As I would have to supply way too many arguments to the interpolation function I have gathered them in a structure and simply pass the pointer to said struct down to the interpolator.

Step 3

Once I have a fairly clean routine I start the optimization process by translating the C code to what I call C-Asm. This is more or less a C version with simple statement mimicing assembler instructions. I also replace all variables with register alikes.

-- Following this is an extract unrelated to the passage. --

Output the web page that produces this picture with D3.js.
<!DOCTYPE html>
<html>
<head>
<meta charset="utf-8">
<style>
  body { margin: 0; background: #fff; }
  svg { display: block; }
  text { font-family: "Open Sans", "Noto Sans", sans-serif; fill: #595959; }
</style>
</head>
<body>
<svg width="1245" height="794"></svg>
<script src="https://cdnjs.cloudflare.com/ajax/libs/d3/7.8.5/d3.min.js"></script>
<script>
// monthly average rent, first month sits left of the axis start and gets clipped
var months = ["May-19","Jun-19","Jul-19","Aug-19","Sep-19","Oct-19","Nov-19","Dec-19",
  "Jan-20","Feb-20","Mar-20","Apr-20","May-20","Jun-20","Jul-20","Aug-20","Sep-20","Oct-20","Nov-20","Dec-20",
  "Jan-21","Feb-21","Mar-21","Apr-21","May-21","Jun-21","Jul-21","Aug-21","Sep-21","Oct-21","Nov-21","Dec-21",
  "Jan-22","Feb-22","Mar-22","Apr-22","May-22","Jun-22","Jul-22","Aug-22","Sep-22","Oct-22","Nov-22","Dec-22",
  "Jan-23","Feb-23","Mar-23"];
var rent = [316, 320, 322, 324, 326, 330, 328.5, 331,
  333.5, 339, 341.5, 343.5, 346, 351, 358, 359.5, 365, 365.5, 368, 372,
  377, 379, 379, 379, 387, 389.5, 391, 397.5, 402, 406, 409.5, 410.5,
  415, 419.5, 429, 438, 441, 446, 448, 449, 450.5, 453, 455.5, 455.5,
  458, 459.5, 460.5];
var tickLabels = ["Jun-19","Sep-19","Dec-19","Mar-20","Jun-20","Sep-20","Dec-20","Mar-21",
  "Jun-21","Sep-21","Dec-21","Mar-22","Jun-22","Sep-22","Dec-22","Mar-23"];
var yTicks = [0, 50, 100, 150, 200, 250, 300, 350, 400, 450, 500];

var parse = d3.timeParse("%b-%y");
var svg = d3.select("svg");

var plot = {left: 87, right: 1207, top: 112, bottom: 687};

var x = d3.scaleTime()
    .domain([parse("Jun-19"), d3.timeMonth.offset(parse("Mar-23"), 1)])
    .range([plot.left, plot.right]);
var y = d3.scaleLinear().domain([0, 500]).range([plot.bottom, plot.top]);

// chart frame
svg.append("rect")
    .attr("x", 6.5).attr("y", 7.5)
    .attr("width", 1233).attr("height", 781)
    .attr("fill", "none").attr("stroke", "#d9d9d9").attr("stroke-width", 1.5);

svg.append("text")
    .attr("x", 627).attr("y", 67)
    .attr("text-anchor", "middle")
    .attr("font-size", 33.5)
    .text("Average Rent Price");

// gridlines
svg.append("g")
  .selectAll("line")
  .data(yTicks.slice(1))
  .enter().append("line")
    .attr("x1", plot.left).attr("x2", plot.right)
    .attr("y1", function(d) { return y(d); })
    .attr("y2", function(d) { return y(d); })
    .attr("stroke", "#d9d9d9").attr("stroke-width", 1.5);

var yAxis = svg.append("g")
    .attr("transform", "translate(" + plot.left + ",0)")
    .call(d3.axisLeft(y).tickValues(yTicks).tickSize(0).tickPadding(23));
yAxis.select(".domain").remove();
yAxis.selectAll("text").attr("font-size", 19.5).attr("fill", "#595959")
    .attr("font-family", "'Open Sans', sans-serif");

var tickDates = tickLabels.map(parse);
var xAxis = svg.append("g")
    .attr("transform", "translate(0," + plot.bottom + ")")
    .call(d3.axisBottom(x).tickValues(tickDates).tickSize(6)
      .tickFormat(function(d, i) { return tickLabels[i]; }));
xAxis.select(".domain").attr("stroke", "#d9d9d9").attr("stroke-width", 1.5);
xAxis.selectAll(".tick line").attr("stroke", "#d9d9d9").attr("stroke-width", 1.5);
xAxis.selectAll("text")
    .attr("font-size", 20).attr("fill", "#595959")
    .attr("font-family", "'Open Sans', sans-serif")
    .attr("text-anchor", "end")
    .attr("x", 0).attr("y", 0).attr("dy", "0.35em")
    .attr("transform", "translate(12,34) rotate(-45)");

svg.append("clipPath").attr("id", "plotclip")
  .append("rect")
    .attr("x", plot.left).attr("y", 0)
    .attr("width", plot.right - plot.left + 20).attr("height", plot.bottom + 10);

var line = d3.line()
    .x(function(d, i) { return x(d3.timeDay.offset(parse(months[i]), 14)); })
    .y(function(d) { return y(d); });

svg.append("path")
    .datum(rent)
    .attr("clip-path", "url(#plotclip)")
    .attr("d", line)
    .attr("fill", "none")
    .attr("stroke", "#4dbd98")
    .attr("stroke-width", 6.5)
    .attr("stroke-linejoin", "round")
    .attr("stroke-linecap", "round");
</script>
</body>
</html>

This would give something like this:

    // Changed to do/while - because more similar to asm...
    do {
        d0 = a2->xp;
        d1 = a2->yp;
        d0 = d0 >> 12;
        d1 = d1 >> 12;

        // Skip Y-Clip since we allocate a larger buffer than needed and hence can write outside
        // Buffer has 48 scanlines extra above/below

        // Could potentially skip this...
        if ((d0>0) && (d0<a0->width-1)) {
            d3 = a2->l;
            d1 = d1 * a0->width;
            d3 = d3 >> 7;
            //d2 = a1[fix_to_int(a2->l)];
            a4 = &a3[d1];
            d2 = a1[d3];

            // this will output two pixels - otherwise we will have holes due to interpolation errors
            a4[d0] = d2;
            a4[d0+1] = d2;
        }
        d0 = a2->x_step;
        d1 = a2->y_step;
        d3 = a2->l_step;

        a2->xp += d0;
        a2->yp += d1;
        a2->l += d3;
        d4--;
    } while(d4);

Now, this can trivally be converted to pure assembler. It is also much easier to semi pipeline the instructions in C vs. Assembler.